What is Mello-Roos and why do California homebuyers pay it?

Mello-Roos is a special tax typically used to repay infrastructure bonds in a Community Facilities District. Buyers pay it because the obligation is attached to the parcel, not to the original owner who bought in the community.

How do I find out if a property has a Mello-Roos tax?

Ask for the full prior-year tax bill, review seller and natural hazard disclosures, and look for line items labeled CFD, Community Facilities District, or Special Tax. In higher-exposure new communities, request the annual amount in writing.

How much does Mello-Roos add to a monthly mortgage payment?

It depends on the district. In some communities the impact is modest, while in others it can add several hundred dollars per month. The cleanest method is to divide the annual amount by 12 and treat it as a recurring fixed housing cost.

Which California counties have the most Mello-Roos exposure?

Orange County, Riverside County, San Diego County, Sacramento-area suburbs, Placer County growth corridors, and selected Inland Empire master-planned areas are among the most common exposure zones.

Does Mello-Roos ever go away?

Usually yes, because the tax is tied to a bond or district repayment schedule. The remaining term can vary significantly, which is why buyers should ask for the payoff timeline before they value the property.

Is Mello-Roos included in the mortgage payment DTI calculation?

Yes, lenders generally treat the full recurring tax burden as part of the housing payment used in underwriting, which is why Mello-Roos can reduce the amount a buyer comfortably qualifies for.

Can I negotiate with a seller to pay off the Mello-Roos bond at closing?

Sometimes buyers use the burden in pricing or contribution negotiations, but the ability to pay off or otherwise restructure the remaining obligation depends on the district and the deal. The key is to understand the remaining value of the obligation before you negotiate.

How is Mello-Roos different from an HOA fee?
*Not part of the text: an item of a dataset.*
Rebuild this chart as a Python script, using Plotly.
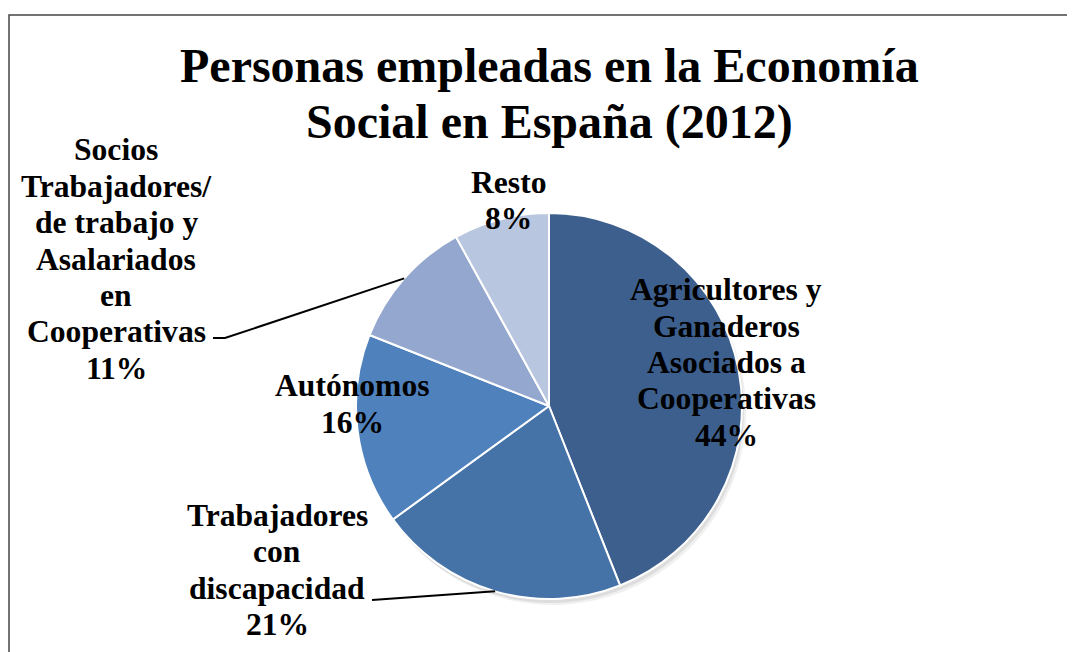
import math
import plotly.graph_objects as go

# ---- data ----
categories = [
    "Agricultores y Ganaderos Asociados a Cooperativas",
    "Trabajadores con discapacidad",
    "Autónomos",
    "Socios Trabajadores/ de trabajo y Asalariados en Cooperativas",
    "Resto",
]
values = [44, 21, 16, 11, 8]
label_lines = [
    ["Agricultores y", "Ganaderos", "Asociados a", "Cooperativas"],
    ["Trabajadores", "con", "discapacidad"],
    ["Autónomos"],
    ["Socios", "Trabajadores/", "de trabajo y", "Asalariados", "en", "Cooperativas"],
    ["Resto"],
]
colors = ["#3C5F8E", "#4573A7", "#4F81BD", "#94A8CF", "#B9C6E0"]
title_lines = ["Personas empleadas en la Economía", "Social en España (2012)"]

# ---- layout geometry (window pixels) ----
W, H = 1075, 652
OFF = 8  # page body margin
cx, cy, R = 549, 406, 193
label_pos = [(726, 362.5), (277, 570), (352, 404), (116, 259), (508, 200.5)]
leader_anchor = {3: [(213, 338), (225, 338)], 1: [(372, 600)]}
FONT = "Liberation Serif, Times New Roman, serif"
LABEL_SIZE = 31.6
LINE_SP = 36.4
TITLE_SIZE = 48
TITLE_Y = [65, 122]

def px(x):
    return (x - OFF) / W

def py(y):
    return 1 - (y - OFF) / H

fig = go.Figure()
fig.add_trace(go.Pie(
    labels=categories,
    values=values,
    sort=False,
    direction="clockwise",
    rotation=0,
    marker=dict(colors=colors, line=dict(color="white", width=2)),
    textinfo="none",
    hoverinfo="label+percent",
    domain=dict(x=[px(cx - R), px(cx + R)], y=[py(cy + R), py(cy - R)]),
    showlegend=False,
))

total = sum(values)
shapes = []
for off, col in [(6, "rgba(0,0,0,0.06)"), (4, "rgba(0,0,0,0.08)")]:
    shapes.append(dict(type="circle", xref="paper", yref="paper", layer="below",
                       x0=px(cx - R + off - 2), x1=px(cx + R + off - 2),
                       y0=py(cy + R + off), y1=py(cy - R + off),
                       line=dict(width=0), fillcolor=col))

annotations = []
cum = 0
for i, (cat, v) in enumerate(zip(categories, values)):
    pct = round(100 * v / total)
    lines = label_lines[i] + ["%d%%" % pct]
    lx, ly = label_pos[i]
    n = len(lines)
    for k, line in enumerate(lines):
        yk = ly + (k - (n - 1) / 2) * LINE_SP
        annotations.append(dict(x=px(lx), y=py(yk), xref="paper", yref="paper",
                                text="<b>%s</b>" % line, showarrow=False,
                                xanchor="center", yanchor="middle",
                                font=dict(family=FONT, size=LABEL_SIZE, color="black")))
    mid = (cum + v / 2) / total * 2 * math.pi
    cum += v
    if i in leader_anchor:
        ex = cx + R * math.sin(mid)
        ey = cy - R * math.cos(mid)
        pts = leader_anchor[i] + [(ex, ey)]
        path = "M " + " L ".join("%f,%f" % (px(x), py(y)) for x, y in pts)
        shapes.append(dict(type="path", xref="paper", yref="paper", path=path,
                           line=dict(color="black", width=2)))

shapes.append(dict(type="rect", xref="paper", yref="paper",
                   x0=px(9), x1=px(W + 40), y0=py(H + 40), y1=py(15),
                   line=dict(color="#444444", width=1.5)))

for t, ty in zip(title_lines, TITLE_Y):
    annotations.append(dict(x=px(549), y=py(ty), xref="paper", yref="paper",
                            text="<b>%s</b>" % t, showarrow=False,
                            xanchor="center", yanchor="middle",
                            font=dict(family=FONT, size=TITLE_SIZE, color="black")))

fig.update_layout(
    width=W, height=H,
    margin=dict(l=0, r=0, t=0, b=0),
    paper_bgcolor="white", plot_bgcolor="white",
    shapes=shapes, annotations=annotations,
)
fig.write_html("out.html")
HOA fees are private association charges for maintenance, amenities, and reserves. Mello-Roos is a public special tax tied to infrastructure and district finance. Both affect the monthly payment, but they are not the same obligation.

Does Proposition 13 limit Mello-Roos increases?
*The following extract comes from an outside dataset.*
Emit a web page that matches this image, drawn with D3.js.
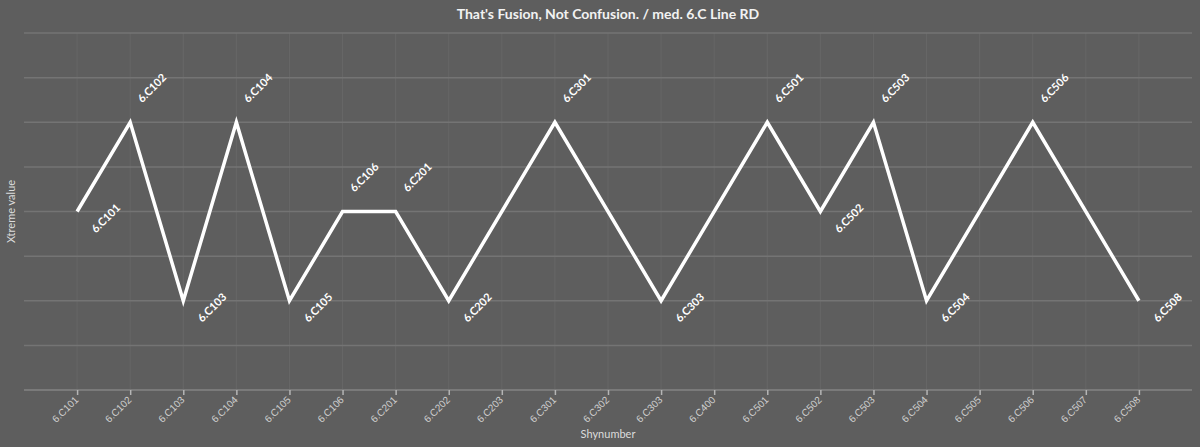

Proposition 13 shapes the base ad valorem property tax system. Mello-Roos is a special tax outside that basic structure, so buyers should not assume Prop 13 protections fully describe the special-tax line.
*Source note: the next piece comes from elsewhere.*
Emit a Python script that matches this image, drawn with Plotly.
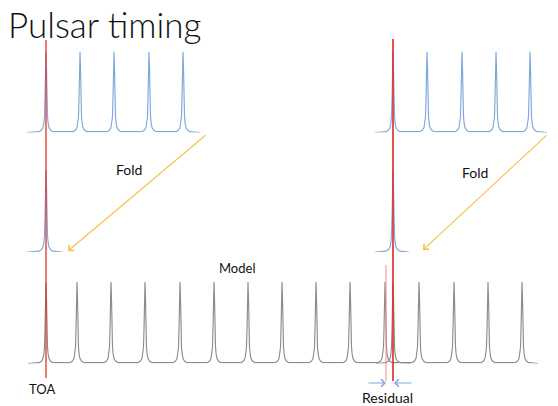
import plotly.graph_objects as go

# ---- data (x in horizontal pixel-like time units) ----
top_left_peaks = [46, 80, 114, 149, 183]
top_left_span = [27, 200]
top_right_peaks = [393, 427, 462, 496, 530]
top_right_span = [375, 547]
fold_left_peak = [46]
fold_left_span = [28, 62]
fold_right_peak = [393]
fold_right_span = [375, 409]
model_peaks = [46, 77, 111, 145, 180, 214, 248, 282, 316, 350, 385, 419, 454, 488, 522]
model_span = [28, 538]
observed_peak = [393]
observed_span = [376, 410]

# pulse template (offset, relative height)
tmpl_off = [-7, -4.5, -3, -2.2, -1.5, -1.0, -0.5, 0, 0.5, 1.0, 1.5, 2.2, 3, 4.5, 7]
tmpl_h = [0.01, 0.03, 0.06, 0.11, 0.2, 0.42, 0.8, 1.0, 0.8, 0.42, 0.2, 0.11, 0.06, 0.03, 0.01]

W, H = 558, 406
BLUE = "#7fa7db"
GRAY = "#8c8c8c"
RED = "#e3312b"
LRED = "#f08c8c"
YEL = "#f5c243"
ARB = "#7fa7db"


def train(peaks, span):
    xs, ys = [span[0]], [0.0]
    for p in peaks:
        for o, h in zip(tmpl_off, tmpl_h):
            xs.append(p + o)
            ys.append(h)
    xs.append(span[1])
    ys.append(0.0)
    return xs, ys


def dom(base_px, top_px):
    return [1 - base_px / H, 1 - top_px / H]


fig = go.Figure()
# invisible anchor trace for the full-page reference axis
fig.add_trace(go.Scatter(x=[0], y=[0], mode="markers", yaxis="y",
                         marker=dict(opacity=0), hoverinfo="skip", showlegend=False))

panels = [
    (top_left_peaks, top_left_span, "y2", BLUE),
    (top_right_peaks, top_right_span, "y2", BLUE),
    (fold_left_peak, fold_left_span, "y3", BLUE),
    (fold_right_peak, fold_right_span, "y3", BLUE),
    (model_peaks, model_span, "y4", GRAY),
    (observed_peak, observed_span, "y4", GRAY),
]
for peaks, span, ya, col in panels:
    xs, ys = train(peaks, span)
    fig.add_trace(go.Scatter(x=xs, y=ys, mode="lines", yaxis=ya,
                             line=dict(color=col, width=1.15),
                             hoverinfo="skip", showlegend=False))

hidden = dict(visible=False, showgrid=False, zeroline=False, anchor="x")
fig.update_layout(
    width=W, height=H, autosize=False,
    margin=dict(l=0, r=0, t=0, b=0),
    paper_bgcolor="white", plot_bgcolor="white",
    xaxis=dict(range=[0, W], domain=[0, 1], visible=False, showgrid=False, zeroline=False),
    yaxis=dict(range=[H, 0], domain=[0, 1], **hidden),
    yaxis2=dict(range=[0, 1], domain=dom(132.5, 51.5), **hidden),
    yaxis3=dict(range=[0, 1], domain=dom(252, 170), **hidden),
    yaxis4=dict(range=[0, 1], domain=dom(363.5, 282), **hidden),
    showlegend=False,
)

# red TOA lines
fig.add_shape(type="line", xref="x", yref="y", x0=46, x1=46, y0=40, y1=378,
              line=dict(color=RED, width=1.3))
fig.add_shape(type="line", xref="x", yref="y", x0=393, x1=393, y0=39, y1=381,
              line=dict(color=RED, width=1.7))
fig.add_shape(type="line", xref="x", yref="y", x0=386, x1=386, y0=265, y1=381,
              line=dict(color=LRED, width=1))

# fold arrows
for (x0, y0, x1, y1) in [(207, 134, 68, 251), (548, 134, 423, 250)]:
    fig.add_annotation(x=x1, y=y1, ax=x0, ay=y0, xref="x", yref="y",
                       axref="x", ayref="y", text="", showarrow=True,
                       arrowhead=4, arrowsize=1.3, arrowwidth=1.1, arrowcolor=YEL)

# residual arrows
for (x0, x1) in [(367, 386), (413, 394)]:
    fig.add_annotation(x=x1, y=383, ax=x0, ay=383, xref="x", yref="y",
                       axref="x", ayref="y", text="", showarrow=True,
                       arrowhead=4, arrowsize=1.3, arrowwidth=1.1, arrowcolor=ARB)

FONT = "Lato, Open Sans, sans-serif"
labels = [("Fold", 129, 169, 14), ("Fold", 475, 172, 14), ("Model", 237, 268, 13),
          ("TOA", 42, 389, 13), ("Residual", 387, 397, 14)]
for t, x, y, s in labels:
    fig.add_annotation(x=x, y=y, xref="x", yref="y", text=t, showarrow=False,
                       xanchor="center", yanchor="middle",
                       font=dict(family=FONT, size=s, color="#111111"))

fig.add_annotation(x=6, y=24, xref="x", yref="y", text="Pulsar timing",
                   showarrow=False, xanchor="left", yanchor="middle",
                   font=dict(family=FONT, size=35, color="#111111", weight=300))

fig.write_html("out.html", config={"displayModeBar": False},
               post_script="document.body.style.margin='0px';")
What is the difference between Mello-Roos and a special assessment?

Mello-Roos is a specific California special-tax framework usually tied to a CFD. Special assessments can be a broader category of public charges. In practice, buyers should care less about the label and more about whether the recurring obligation is fixed, how long it lasts, and how it affects the payment.

Sources and Methodology

This guide focuses on practical budgeting and disclosure review. Buyers should still validate the actual parcel tax bill, CFD structure, and county or district records before acting. The real monthly payment comes from the actual property, not from statewide averages or builder marketing worksheets.